The show has had a bumpy start. Dokoupil’s debut broadcast was marred by an embarrassing technical glitch; he’s drawn criticism for softball treatment of Trump cabinet members Pete Hegseth and Marco Rubio; and ratings haven’t budged, still well back in third place behind ABC’s No. 1-ranked World News Tonight and the NBC Nightly News.

This has only bolstered the conventional media wisdom: that the network evening news is an outmoded relic, all but irrelevant in an age of nonstop, saturation news coverage on cable, websites, social media, podcasts, and more. 

Yet, by all logic, just the opposite should be true. The very firehose of news and opinion that engulfs us every day has made the evening newscasts more crucial than ever. All three have adopted a similar format: front-loading the show with an extended 14 or 15-minute opening segment covering the day’s top stories, while relegating the commercials and fluffy features to the back half of the show. For my money, those first 15 minutes are the most important news view of the day.

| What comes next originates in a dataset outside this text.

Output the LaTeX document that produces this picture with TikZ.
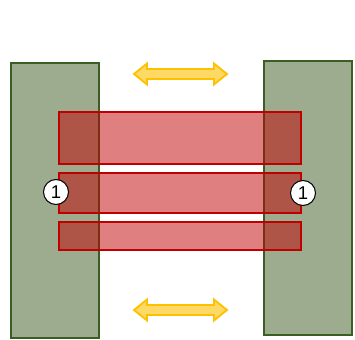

They rarely break news, or tell us much that we haven’t already read or seen, over and over again, throughout the day. And they have their ratings-driven quirks: severe weather in any part of the country is apt to get breathless, top-of-the-show treatment. But they are a rare island of calm in a chaotic, agenda-driven news environment: a sober, relatively “objective” (to use that much disparaged term) editorial effort to sort through the clutter, to gauge the relative importance of the day’s developments, to put it all in some kind of perspective. 

And they’re doing it, not for the news junkies, Beltway insiders, and addicts of Politico, but for the vast majority of casual news consumers in the rest of the country. Despite their shrinking audience, the three network newscasts together still reach around 20 million viewers each night. By comparison, the average combined audience for CNN, Fox, and MSNBC/MS NOW in prime time is less than 4 million. 

The critics have not been kind to the new CBS Evening News, but I’ve found it quite watchable. Dokoupil, with his well-coiffed good looks and smooth, no-nonsense delivery, might be an AI version of the perfectly nondescript, inoffensive TV news reader. But he’s easier to take than the hyper-intense Tom Llamas on NBC, or the stiff, vaguely Ted Baxterish mien of David Muir on ABC. 

The show moves more briskly than its competitors (its opening teaser section is only half as long as those bloated, wasteful two-minute intros on both NBC and ABC). Dokoupil’s first-week interview with President Trump — the two standing awkwardly face to face in a noisy Ford Motor plant — was no more or less revelatory than most of his counterparts’ similar efforts. And aside from the night he interviewed his own mother for a story on grandparents and grandkids (part of an upbeat closing segment dubbed The Good Stuff), he’s avoided gimmicky efforts to cozy up to the audience.  

Weiss — the right-leaning, anti-woke columnist and founder of the website The Free Press — is being closely watched for signs she’s steering CBS in a more Trump-friendly direction. Watching the show for the past month, I can’t say I’ve seen any evidence of that — though there have been a couple of eyebrow raisers. Introducing a report on Trump’s January 20 press conference touting his first-year achievements, Dokoupil led with two headlines: Trump defends ICE’s activities in Minnesota, while “adding that he felt terribly about the death of Renee Good” — omitting the obvious reason (noted by many others): he had just learned that Good’s father was a Trump voter.   

In a meeting with CBS News staffers last month, Weiss did not exactly give the evening news a ringing vote of confidence. “Our strategy has been to cling to the audience that remains on broadcast television,” she said. “If we stick to that strategy, we’re toast.” 

Her ambitions lie elsewhere: she’s hired a host of new contributors (including some conservative columnists for The Free Press), presumably to provide more ideological “balance”; launched a series of prime-time town-hall interviews (next up: JD Vance); and insisted that the news division must expand its reach in the new digital universe. “I am here,” she told the staff, “to make CBS News fit for purpose in the 21st century.”    

The question is whether this new-media maven can find a way to adapt, rather than abandon, an old-media standby that still has a vital role to play amid the daily bombardment of news that threatens to overwhelm us. Without it, I’m afraid, we’re all toast.